7.28.2.1 The mbstoc32s function

Synopsis
	#include <uchar.h>
	size_t mbstoc32s(char32_t *restrict c32s, const char *restrict s, size_t n)

Description
	The mbstoc32s function converts a sequence of multibyte characters that begins in the initial shift
	state from the array pointed to by s into a sequence of corresponding wide characters and stores not
	more than n wide characters into the array pointed to by c32s.

	Each multibyte character is converted as if by a call to the mbrtoc32 function with a non-null ps and
        MB_MAX_LEN for n. However, no multibyte characters that follow a null character (which is converted into
        a null wide character) will be examined or converted.

Returns
	If an invalid multibyte character is encountered, the mbstoc32s function returns (size_t)(-1).
	Otherwise, the mbstowcs function returns the number of array elements modified, not including a
	terminating null wide character, if any.

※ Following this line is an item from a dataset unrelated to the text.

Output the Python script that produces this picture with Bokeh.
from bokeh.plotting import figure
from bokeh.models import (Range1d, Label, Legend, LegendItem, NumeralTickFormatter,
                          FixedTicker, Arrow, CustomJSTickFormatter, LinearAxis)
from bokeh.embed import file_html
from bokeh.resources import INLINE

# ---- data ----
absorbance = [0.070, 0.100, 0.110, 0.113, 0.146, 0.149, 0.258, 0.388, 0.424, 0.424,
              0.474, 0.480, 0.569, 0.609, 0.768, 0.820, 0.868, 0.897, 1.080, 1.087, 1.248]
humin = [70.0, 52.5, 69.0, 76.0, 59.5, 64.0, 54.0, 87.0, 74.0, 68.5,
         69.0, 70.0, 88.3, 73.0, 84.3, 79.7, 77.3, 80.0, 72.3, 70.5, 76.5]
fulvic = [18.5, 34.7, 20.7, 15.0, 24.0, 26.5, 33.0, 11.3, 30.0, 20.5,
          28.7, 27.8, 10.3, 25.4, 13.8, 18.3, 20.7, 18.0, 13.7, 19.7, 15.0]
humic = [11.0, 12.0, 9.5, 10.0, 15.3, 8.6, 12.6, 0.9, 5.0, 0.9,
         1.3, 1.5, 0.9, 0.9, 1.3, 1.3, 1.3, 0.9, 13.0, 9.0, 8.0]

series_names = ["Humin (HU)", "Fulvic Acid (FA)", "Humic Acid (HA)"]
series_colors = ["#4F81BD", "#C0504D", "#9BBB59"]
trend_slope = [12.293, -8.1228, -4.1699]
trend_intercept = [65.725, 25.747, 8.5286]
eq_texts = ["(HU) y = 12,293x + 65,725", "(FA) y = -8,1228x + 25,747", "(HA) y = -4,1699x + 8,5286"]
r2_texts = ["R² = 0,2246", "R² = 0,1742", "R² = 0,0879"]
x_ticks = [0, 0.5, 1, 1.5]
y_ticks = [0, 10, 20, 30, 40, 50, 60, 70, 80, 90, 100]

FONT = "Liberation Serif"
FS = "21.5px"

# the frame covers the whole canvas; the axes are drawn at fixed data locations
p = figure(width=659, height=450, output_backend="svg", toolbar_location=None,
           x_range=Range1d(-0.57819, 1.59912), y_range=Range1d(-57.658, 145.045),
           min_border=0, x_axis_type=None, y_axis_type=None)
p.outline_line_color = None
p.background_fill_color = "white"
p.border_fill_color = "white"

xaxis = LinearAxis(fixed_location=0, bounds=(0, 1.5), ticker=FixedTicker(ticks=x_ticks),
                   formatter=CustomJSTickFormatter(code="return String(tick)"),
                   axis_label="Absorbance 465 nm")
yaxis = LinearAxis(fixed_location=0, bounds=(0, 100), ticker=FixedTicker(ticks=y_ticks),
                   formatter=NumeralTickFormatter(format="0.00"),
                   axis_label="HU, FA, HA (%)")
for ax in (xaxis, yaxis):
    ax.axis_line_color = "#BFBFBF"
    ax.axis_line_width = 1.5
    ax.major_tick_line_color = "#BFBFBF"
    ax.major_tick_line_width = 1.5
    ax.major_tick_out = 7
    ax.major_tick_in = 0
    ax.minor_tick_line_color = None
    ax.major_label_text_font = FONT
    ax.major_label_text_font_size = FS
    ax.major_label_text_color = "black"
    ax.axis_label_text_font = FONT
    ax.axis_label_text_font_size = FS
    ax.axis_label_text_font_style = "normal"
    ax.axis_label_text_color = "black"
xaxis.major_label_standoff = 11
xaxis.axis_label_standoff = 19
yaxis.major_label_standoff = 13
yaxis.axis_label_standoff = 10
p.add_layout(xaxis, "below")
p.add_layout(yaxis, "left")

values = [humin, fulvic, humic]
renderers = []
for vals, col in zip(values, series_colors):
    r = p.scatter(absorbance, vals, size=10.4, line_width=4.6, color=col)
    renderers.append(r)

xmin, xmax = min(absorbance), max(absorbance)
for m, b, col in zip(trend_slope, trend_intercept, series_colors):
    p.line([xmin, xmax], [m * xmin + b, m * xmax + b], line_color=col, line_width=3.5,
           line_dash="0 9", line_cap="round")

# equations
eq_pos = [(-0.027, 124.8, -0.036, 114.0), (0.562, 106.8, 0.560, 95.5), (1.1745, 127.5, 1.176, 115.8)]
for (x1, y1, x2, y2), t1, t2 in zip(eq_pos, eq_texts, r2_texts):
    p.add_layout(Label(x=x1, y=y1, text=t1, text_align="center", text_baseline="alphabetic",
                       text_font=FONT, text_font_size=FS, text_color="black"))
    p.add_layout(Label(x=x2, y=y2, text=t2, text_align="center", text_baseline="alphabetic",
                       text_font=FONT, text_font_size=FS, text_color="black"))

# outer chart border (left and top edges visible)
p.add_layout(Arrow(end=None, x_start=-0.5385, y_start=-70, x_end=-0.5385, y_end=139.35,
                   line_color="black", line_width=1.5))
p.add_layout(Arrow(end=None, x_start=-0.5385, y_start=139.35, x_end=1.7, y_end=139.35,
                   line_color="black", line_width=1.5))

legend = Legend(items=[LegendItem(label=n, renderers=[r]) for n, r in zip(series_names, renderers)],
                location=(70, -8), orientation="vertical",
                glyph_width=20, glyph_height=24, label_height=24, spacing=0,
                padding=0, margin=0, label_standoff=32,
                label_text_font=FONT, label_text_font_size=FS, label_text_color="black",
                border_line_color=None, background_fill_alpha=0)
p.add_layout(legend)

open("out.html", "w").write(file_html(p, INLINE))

7.28.2.1 The c32stombs function

Synopsis
	#include <uchar.h>
	size_t c32stombs(char *restrict s, const char32_t *restrict s, size_t n)

Description
	The c32stombs function converts a sequence of wide characters from the array pointed to by c32s into
	a sequence of corresponding multibyte characters that begins in the initial shift state, and stores
	these multibyte characters into the array pointed to by s, stopping if a multibyte character would exceed
	the limit of n total bytes or if a null character is stored. Each wide character is converted as if by
	calls to the c32rtomb function with a non-null ps.

Returns
	If a wide character is encountered that does not correspond to a valid multibyte character, the c32stombs
	function returns (size_t)(-1). Otherwise, the c32stombs function returns the number of bytes modified,
	not including a terminating null character, if any.